TASK REQUIREMENTS:
Copy word for word the lines in the records below, starting at the line with "Output the Python" and ending at the line with "import seaborn as sns". Skip the pictures.

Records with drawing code
===

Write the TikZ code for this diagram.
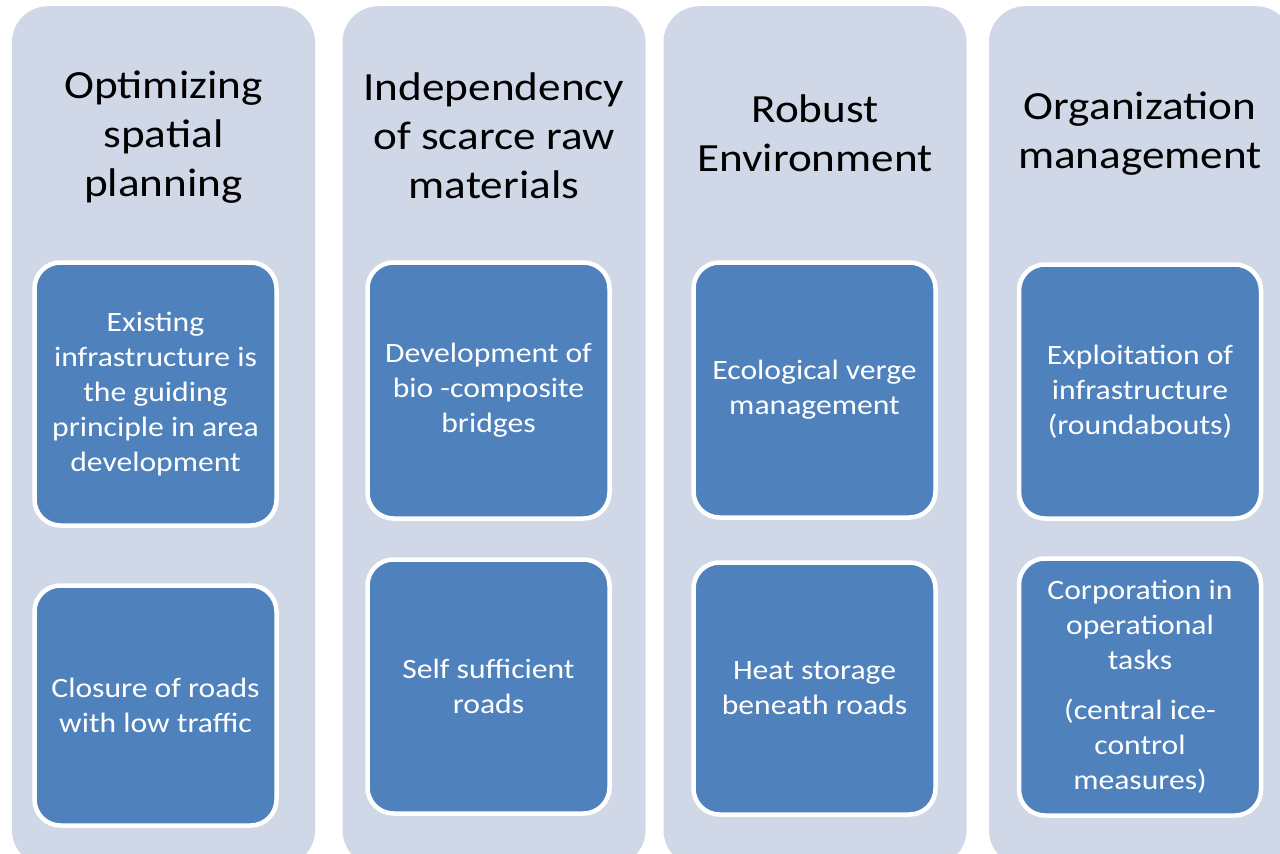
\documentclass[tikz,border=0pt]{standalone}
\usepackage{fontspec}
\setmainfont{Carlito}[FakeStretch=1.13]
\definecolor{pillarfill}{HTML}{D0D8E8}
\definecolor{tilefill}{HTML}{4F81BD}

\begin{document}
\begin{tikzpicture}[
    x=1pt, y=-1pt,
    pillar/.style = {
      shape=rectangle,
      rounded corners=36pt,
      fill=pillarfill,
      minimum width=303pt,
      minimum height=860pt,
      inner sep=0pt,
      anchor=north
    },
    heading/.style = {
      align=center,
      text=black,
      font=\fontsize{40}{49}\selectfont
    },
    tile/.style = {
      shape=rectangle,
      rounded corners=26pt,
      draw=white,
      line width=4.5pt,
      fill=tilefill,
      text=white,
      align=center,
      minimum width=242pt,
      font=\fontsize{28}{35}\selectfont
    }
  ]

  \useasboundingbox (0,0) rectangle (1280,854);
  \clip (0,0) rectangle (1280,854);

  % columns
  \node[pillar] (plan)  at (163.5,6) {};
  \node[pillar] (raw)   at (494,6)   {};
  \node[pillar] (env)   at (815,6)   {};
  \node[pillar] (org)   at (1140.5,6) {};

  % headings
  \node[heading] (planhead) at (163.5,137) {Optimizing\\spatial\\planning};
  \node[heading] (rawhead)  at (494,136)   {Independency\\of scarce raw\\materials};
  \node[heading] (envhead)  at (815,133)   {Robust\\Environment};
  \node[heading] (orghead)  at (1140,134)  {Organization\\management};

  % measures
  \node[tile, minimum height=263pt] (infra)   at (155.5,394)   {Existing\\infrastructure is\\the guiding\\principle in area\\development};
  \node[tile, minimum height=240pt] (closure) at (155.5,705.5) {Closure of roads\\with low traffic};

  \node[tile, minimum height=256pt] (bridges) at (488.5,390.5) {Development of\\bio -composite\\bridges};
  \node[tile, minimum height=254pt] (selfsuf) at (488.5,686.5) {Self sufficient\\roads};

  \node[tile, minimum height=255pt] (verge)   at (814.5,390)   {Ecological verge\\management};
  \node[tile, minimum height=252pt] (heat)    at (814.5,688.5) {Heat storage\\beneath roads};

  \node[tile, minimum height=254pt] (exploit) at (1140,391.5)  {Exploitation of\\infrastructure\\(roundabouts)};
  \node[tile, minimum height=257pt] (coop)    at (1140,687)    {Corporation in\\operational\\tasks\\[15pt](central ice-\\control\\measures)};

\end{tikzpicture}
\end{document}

===

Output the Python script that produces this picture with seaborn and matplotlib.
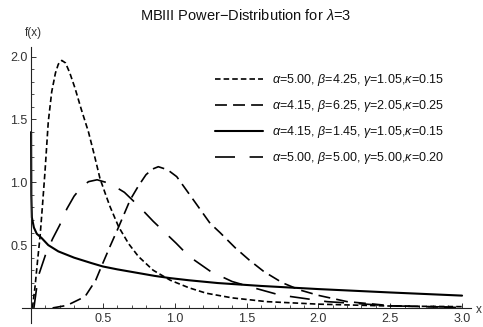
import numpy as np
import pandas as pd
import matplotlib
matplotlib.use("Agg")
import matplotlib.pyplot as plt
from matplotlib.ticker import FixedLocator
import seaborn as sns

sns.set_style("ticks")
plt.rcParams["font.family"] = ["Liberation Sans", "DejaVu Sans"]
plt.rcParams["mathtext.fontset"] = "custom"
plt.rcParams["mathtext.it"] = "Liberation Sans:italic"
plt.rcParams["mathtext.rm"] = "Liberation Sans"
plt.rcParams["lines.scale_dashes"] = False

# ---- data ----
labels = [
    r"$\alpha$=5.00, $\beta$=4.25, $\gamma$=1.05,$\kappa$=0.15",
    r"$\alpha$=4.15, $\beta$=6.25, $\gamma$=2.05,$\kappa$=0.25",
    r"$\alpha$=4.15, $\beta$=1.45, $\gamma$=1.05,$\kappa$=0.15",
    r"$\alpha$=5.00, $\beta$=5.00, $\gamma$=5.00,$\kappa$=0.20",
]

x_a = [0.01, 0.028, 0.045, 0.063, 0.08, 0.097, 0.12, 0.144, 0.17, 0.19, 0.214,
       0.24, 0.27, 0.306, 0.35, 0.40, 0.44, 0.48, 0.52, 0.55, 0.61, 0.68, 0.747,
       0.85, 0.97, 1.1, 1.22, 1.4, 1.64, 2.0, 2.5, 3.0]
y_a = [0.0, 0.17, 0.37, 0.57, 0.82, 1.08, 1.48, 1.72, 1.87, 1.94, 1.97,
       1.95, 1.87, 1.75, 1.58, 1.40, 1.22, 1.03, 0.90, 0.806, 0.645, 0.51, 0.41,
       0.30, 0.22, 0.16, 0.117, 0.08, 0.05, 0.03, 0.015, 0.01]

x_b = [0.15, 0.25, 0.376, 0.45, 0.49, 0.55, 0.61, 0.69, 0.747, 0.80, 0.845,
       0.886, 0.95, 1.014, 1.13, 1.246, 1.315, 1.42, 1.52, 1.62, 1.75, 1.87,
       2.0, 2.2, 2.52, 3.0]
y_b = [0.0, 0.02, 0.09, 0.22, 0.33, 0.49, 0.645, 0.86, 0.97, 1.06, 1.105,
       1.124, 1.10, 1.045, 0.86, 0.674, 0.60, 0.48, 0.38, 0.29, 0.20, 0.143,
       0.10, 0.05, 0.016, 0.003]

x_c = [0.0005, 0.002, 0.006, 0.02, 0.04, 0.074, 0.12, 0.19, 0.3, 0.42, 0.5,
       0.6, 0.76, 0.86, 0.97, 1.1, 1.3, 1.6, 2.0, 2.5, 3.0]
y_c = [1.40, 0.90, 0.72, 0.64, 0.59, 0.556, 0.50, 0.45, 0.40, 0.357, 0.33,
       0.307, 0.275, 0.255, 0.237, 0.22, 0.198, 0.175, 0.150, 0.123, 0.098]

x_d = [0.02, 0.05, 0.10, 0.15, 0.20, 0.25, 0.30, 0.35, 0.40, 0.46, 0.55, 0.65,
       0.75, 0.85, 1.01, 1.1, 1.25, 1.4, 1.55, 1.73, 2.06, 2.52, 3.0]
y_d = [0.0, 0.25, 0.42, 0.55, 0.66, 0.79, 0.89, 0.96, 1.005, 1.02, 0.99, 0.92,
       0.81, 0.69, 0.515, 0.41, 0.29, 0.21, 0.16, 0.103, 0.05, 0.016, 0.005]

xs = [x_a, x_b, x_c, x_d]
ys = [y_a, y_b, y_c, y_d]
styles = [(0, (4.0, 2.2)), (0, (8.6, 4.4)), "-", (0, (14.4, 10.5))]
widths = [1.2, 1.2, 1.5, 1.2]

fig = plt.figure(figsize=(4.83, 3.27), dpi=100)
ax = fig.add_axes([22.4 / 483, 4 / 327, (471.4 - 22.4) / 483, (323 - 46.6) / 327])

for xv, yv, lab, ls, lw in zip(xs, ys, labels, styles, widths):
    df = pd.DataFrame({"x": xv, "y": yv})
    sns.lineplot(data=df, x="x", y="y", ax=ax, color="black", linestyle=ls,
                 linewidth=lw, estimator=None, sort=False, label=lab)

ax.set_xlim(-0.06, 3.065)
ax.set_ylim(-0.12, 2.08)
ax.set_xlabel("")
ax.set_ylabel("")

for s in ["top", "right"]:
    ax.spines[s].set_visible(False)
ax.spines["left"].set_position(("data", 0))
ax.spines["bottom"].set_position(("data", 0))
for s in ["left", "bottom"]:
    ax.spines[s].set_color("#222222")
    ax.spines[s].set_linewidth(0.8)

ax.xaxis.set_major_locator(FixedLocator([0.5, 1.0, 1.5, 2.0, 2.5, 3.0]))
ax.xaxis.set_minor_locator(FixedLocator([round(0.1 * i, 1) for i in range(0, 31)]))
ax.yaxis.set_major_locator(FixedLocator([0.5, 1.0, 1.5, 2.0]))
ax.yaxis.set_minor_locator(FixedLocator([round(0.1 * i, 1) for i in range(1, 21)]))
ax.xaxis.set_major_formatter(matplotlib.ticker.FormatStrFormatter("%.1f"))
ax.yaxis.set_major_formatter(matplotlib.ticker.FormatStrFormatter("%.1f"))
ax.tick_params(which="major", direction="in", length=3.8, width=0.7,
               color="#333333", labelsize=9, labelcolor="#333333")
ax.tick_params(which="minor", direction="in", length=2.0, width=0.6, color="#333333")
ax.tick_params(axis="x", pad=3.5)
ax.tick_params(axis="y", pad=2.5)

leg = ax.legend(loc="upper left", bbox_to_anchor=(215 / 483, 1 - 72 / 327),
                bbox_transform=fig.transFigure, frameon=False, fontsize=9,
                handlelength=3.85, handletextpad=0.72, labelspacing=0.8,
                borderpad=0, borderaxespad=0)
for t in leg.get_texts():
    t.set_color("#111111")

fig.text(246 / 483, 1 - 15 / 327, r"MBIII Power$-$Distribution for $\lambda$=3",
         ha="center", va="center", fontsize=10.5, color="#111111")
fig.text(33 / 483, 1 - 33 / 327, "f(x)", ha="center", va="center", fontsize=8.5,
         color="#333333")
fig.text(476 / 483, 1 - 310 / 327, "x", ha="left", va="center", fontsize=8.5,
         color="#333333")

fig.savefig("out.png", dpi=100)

===

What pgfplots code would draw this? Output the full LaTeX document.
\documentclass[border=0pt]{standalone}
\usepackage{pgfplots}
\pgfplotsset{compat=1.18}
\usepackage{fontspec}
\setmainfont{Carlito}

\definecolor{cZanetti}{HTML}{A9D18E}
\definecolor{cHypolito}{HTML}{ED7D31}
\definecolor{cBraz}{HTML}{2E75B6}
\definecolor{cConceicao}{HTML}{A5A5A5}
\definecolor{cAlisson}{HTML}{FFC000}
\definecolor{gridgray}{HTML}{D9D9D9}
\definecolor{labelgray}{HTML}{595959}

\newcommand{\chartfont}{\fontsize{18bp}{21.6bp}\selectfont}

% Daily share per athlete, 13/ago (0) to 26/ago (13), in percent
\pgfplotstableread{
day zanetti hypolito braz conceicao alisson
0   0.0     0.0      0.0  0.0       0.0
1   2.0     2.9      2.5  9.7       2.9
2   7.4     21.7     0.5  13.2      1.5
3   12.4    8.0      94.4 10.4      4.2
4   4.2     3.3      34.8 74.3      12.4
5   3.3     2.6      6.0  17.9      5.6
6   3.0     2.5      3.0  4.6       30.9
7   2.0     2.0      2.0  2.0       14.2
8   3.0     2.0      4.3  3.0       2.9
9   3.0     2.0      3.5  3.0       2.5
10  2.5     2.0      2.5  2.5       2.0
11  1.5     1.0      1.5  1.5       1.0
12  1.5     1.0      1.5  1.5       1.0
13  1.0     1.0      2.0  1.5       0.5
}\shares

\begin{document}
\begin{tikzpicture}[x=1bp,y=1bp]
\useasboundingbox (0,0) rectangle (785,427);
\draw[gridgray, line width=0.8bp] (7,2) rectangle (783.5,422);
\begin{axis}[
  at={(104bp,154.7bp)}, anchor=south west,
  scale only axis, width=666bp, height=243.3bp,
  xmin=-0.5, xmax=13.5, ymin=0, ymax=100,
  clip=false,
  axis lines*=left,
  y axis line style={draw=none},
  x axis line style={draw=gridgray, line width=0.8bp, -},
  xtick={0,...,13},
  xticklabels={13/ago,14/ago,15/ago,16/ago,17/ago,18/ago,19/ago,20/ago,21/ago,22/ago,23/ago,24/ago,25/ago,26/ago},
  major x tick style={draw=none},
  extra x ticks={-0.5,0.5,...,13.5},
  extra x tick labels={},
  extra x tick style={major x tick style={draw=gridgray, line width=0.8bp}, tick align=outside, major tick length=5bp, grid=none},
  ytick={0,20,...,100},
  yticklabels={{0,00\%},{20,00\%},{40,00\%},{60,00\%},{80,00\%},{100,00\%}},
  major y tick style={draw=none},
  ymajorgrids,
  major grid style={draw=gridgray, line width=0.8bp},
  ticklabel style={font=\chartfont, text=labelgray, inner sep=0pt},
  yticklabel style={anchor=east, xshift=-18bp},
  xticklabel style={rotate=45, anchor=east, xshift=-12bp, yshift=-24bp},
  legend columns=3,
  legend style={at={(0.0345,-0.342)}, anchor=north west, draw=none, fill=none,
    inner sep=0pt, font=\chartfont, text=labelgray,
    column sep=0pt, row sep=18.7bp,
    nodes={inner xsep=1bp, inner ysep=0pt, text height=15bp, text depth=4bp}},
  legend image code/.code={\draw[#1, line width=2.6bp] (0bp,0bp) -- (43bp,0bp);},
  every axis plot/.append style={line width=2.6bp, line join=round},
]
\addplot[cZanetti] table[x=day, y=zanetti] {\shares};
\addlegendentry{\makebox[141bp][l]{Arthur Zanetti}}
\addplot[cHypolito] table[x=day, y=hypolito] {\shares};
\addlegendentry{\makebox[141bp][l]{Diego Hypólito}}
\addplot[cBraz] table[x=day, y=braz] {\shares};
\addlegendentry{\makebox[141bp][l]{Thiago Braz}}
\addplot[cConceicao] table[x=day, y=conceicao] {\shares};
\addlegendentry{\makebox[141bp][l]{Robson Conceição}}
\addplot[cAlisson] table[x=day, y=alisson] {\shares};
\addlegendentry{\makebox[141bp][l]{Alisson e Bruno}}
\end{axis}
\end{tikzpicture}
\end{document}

===

EXERCISE SOLUTION:
Output the Python script that produces this picture with seaborn and matplotlib.
import numpy as np
import pandas as pd
import matplotlib
matplotlib.use("Agg")
import matplotlib.pyplot as plt
from matplotlib.ticker import FixedLocator
import seaborn as sns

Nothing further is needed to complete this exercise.